Basicamente, o RNAi é capaz de anular um ou mais genes importantes para um determinado organismo, o que pode levá-lo à morte — que é justamente o objetivo quando é preciso eliminar pragas nas lavouras. Na medicina, o RNAi poderia anular genes responsáveis por expressar doenças.
Na agricultura, as primeiras tentativas de usar o RNAi para a proteção de cultivos esbarraram no caminho escolhido. Muitos tentaram incluir a molécula nas plantas, o que é um processo bem mais complexo e caro, além de tornar a cultura em questão — milho, soja, feijão ou qualquer outra — geneticamente modificada.
A Bsafe escolheu um outro caminho. A primeira fase é sequenciar geneticamente a praga-alvo — um processo que era proibitivo financeiramente no passado, com um custo perto de US$ 100 milhões, e que se tornou mais viável com os custos hoje em torno de US$ 100 por sequenciamento, segundo a GRIDX.
Feito o sequenciamento genético da praga-alvo, os pesquisadores usam algoritmos para detectar quais gêneses deveriam ser anulados. Com esse resultado, partem para a produção da molécula de RNAi, o que no primeiro momento é feito em laboratório com o uso de bactérias geneticamente modificadas.
A segunda etapa do processo é o pulo do gato. Com a molécula de RNAi produzida, os pesquisadores fazem a multiplicação dela com levedura — a mesma usada na fabricação de cerveja. Como o RNAi é uma molécula muito instável, a levedura inativada o encapsula, dando maior shelf life.

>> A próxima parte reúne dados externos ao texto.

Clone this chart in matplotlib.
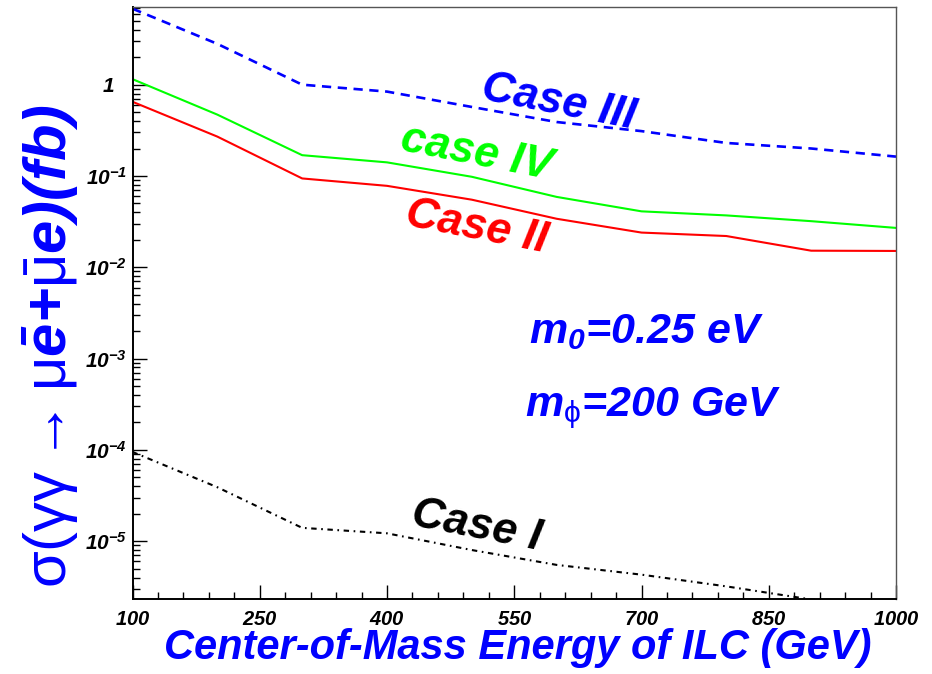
import math
import matplotlib
matplotlib.use("Agg")
import matplotlib.pyplot as plt
from matplotlib.transforms import ScaledTranslation
from matplotlib.ticker import FixedLocator, FuncFormatter, LogLocator, NullFormatter

# Cross sections sigma(gamma gamma -> mu e) in fb versus ILC centre-of-mass energy
energy = [100, 200, 300, 400, 500, 600, 700, 800, 900, 1000]
case_i = [9.5e-5, 3.9e-5, 1.4e-5, 1.22e-5, 8.0e-6, 5.5e-6, 4.3e-6, 3.2e-6, 2.3e-6, 2.2e-6]
case_ii = [0.65, 0.27, 0.094, 0.078, 0.055, 0.034, 0.024, 0.022, 0.0152, 0.0151]
case_iii = [6.8, 2.8, 1.0, 0.84, 0.57, 0.39, 0.31, 0.23, 0.20, 0.163]
case_iv = [1.15, 0.47, 0.169, 0.141, 0.098, 0.059, 0.041, 0.037, 0.032, 0.027]

x_ticks = [100, 250, 400, 550, 700, 850, 1000]
y_decades = [1e-5, 1e-4, 1e-3, 1e-2, 1e-1, 1]

BLUE = "#0000ff"
GREEN = "#00ff00"
RED = "#ff0000"
FONT = "Liberation Sans"

plt.rcParams["font.family"] = [FONT, "DejaVu Sans"]
plt.rcParams["mathtext.fontset"] = "custom"
plt.rcParams["mathtext.rm"] = "Liberation Sans"
plt.rcParams["mathtext.it"] = "Liberation Sans:italic:bold"
plt.rcParams["mathtext.bf"] = "Liberation Sans:italic:bold"
plt.rcParams["mathtext.sf"] = "Liberation Sans"

W, H = 932, 674
fig = plt.figure(figsize=(W / 100, H / 100), dpi=100)
fig.patch.set_facecolor("white")

left, right, top, bottom = 132.5, 896.0, 7.3, 599.3
ax = fig.add_axes([left / W, 1 - bottom / H, (right - left) / W, (bottom - top) / H])

ax.plot(energy, case_iii, color=BLUE, lw=1.9, linestyle=(0, (3.5, 2.5)))
ax.plot(energy, case_iv, color=GREEN, lw=1.5)
ax.plot(energy, case_ii, color=RED, lw=1.5)
ax.plot(energy, case_i, color="black", lw=1.5, linestyle=(0, (2.6, 2.2, 0.8, 2.2)))

ax.set_xlim(100, 1000)
ax.set_yscale("log")
ax.set_ylim(2.31e-6, 7.04)

ax.xaxis.set_major_locator(FixedLocator(x_ticks))
ax.xaxis.set_minor_locator(FixedLocator(list(range(100, 1001, 30))))
ax.yaxis.set_major_locator(FixedLocator(y_decades))
ax.yaxis.set_minor_locator(LogLocator(base=10, subs=range(2, 10), numticks=20))
ax.yaxis.set_minor_formatter(NullFormatter())


def ylab(v, pos):
    e = int(round(math.log10(v)))
    if e == 0:
        return r"$\mathbf{1}$"
    return r"$\mathbf{10^{%d}}$" % e


ax.yaxis.set_major_formatter(FuncFormatter(ylab))
ax.xaxis.set_major_formatter(FuncFormatter(lambda v, p: r"$\mathbf{%d}$" % v))

ax.tick_params(axis="both", which="both", direction="in", top=False, right=False,
               color="black", width=1.0)
ax.tick_params(axis="both", which="major", length=10)
ax.tick_params(axis="both", which="minor", length=5)
ax.tick_params(axis="x", which="major", labelsize=14.5, pad=8)
ax.tick_params(axis="y", which="major", labelsize=15, pad=4)

for s in ("left", "bottom"):
    ax.spines[s].set_linewidth(1.4)
    ax.spines[s].set_color("black")
for s in ("top", "right"):
    ax.spines[s].set_linewidth(1.0)
    ax.spines[s].set_color("#555555")

# the plain "1" label sits further left than the power-of-ten labels
fig.canvas.draw()
for tick in ax.yaxis.get_major_ticks():
    if abs(tick.get_loc() - 1.0) < 1e-9:
        tick.label1.set_transform(tick.label1.get_transform()
                                  + ScaledTranslation(-0.12, 0, fig.dpi_scale_trans))


def ftext(x, y, s, **kw):
    fig.text(x / W, 1 - y / H, s, **kw)


bi = dict(fontweight="bold", fontstyle="italic", family=FONT)

ftext(518, 648, "Center-of-Mass Energy of ILC (GeV)", color=BLUE, fontsize=30,
      ha="center", va="center", **bi)

ftext(51, 346,
      r"$\mathrm{\sigma(\gamma\gamma\rightarrow\mu}\mathbf{\bar{e}}$+"
      r"$\mathrm{\bar{\mu}}$e)(fb)",
      color=BLUE, fontsize=43, rotation=90, ha="center", va="center", **bi)

ftext(646, 332, r"m$_\mathbf{0}$=0.25 eV", color=BLUE, fontsize=31,
      ha="center", va="center", **bi)
ftext(653, 408, r"m$_{\mathrm{\phi}}$=200 GeV", color=BLUE,
      fontsize=31, ha="center", va="center", **bi)

ftext(559, 103, "Case III", color=BLUE, fontsize=32, rotation=-11,
      rotation_mode="anchor", ha="center", va="center", **bi)
ftext(476, 153, "case IV", color=GREEN, fontsize=32, rotation=-11,
      rotation_mode="anchor", ha="center", va="center", **bi)
ftext(477, 227, "Case II", color=RED, fontsize=32, rotation=-11,
      rotation_mode="anchor", ha="center", va="center", **bi)
ftext(477, 526, "Case I", color="black", fontsize=32, rotation=-11,
      rotation_mode="anchor", ha="center", va="center", **bi)

fig.savefig("out.png", dpi=100)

“Acho que vai ser o primeiro produto do mundo produzido nesse formato, em levedura”, aposta Ribolla.
A forma encontrada pela Bsafe também pode ajudar na aprovação dos reguladores, uma discussão que ainda está em curso. Tecnicamente, o bioinsectida da startup não é transgênico.
“Não é transgênico. Essa levedura não vai se multiplicar no meio ambiente porque está morta. É uma construção sintética”, disse o pesquisador. De certa forma, o bioinseticida poderia ser encarado como um derivado de transgênico, uma vez que uma bactéria geneticamente modificada foi usada no início do processo.
O modelo de negócios
Enquanto Ribolla e equipe avançam nas pesquisas, Tomé já se articula para levar a Bsafe à escala comercial. Como um negócio eminentemente de biotecnologia, a startup não vai ter fábricas ou força de vendas.
A ideia é que os bioinseticidas cheguem ao campo por meio de parcerias — gigantes de insumos poderiam licenciar a molécula, sem a necessidade de capital fixo em fábricas e força de vendas.
“Como eu navego bem no mundo das corporate, vamos conversar com alguns players para ter uma parceria estratégia que ajude o produto a chegar mais fácil no mercado”, adiantou o CEO da Bsafe.
No futuro, o desenvolvimento de novos bioinseticidas também pode ser feito em parceria com grandes players da indústria. A startup também quer estar preparada para rodadas de investimentos, com fundos de venture capital gringos ou brasileiros “Temos múltiplas possibilidades para acelerar”, disse Tomé.
Atualmente, a GRIDX é a única investidora financeira da Bsafe. Liderada no Brasil por Francisco Salvatelli, a firma de venture capital conheceu a startup durante a prospecção de cientistas que fez em 2021. Ribolla foi escolhido para fazer parte de uma imersão de três meses e, no fim do processo, recebeu o investimento para levar o projeto adiante.
Com mais de 70 investidas, todas com uma pegada de deep tech, a GRIDX conta com quatro companhias brasileiras no portfólio — a Bsafe foi a primeira. Usualmente, a GRIDX faz um primeiro cheque de US$ 250 mil nos projetos em que investe. A firma ainda pode acompanhar duas rodadas, fazendo um investimento total de US$ 1,5 milhão por ativo, contou Salvatelli.
Desde que foi criada, a GRIDX levantou dois fundos, um de US$ 12 milhões já totalmente investido e outro de US$ 30 milhões, que alocou 50% do total até agora. Nos próximos meses, outros dois projetos brasileiros devem entrar no portfólio.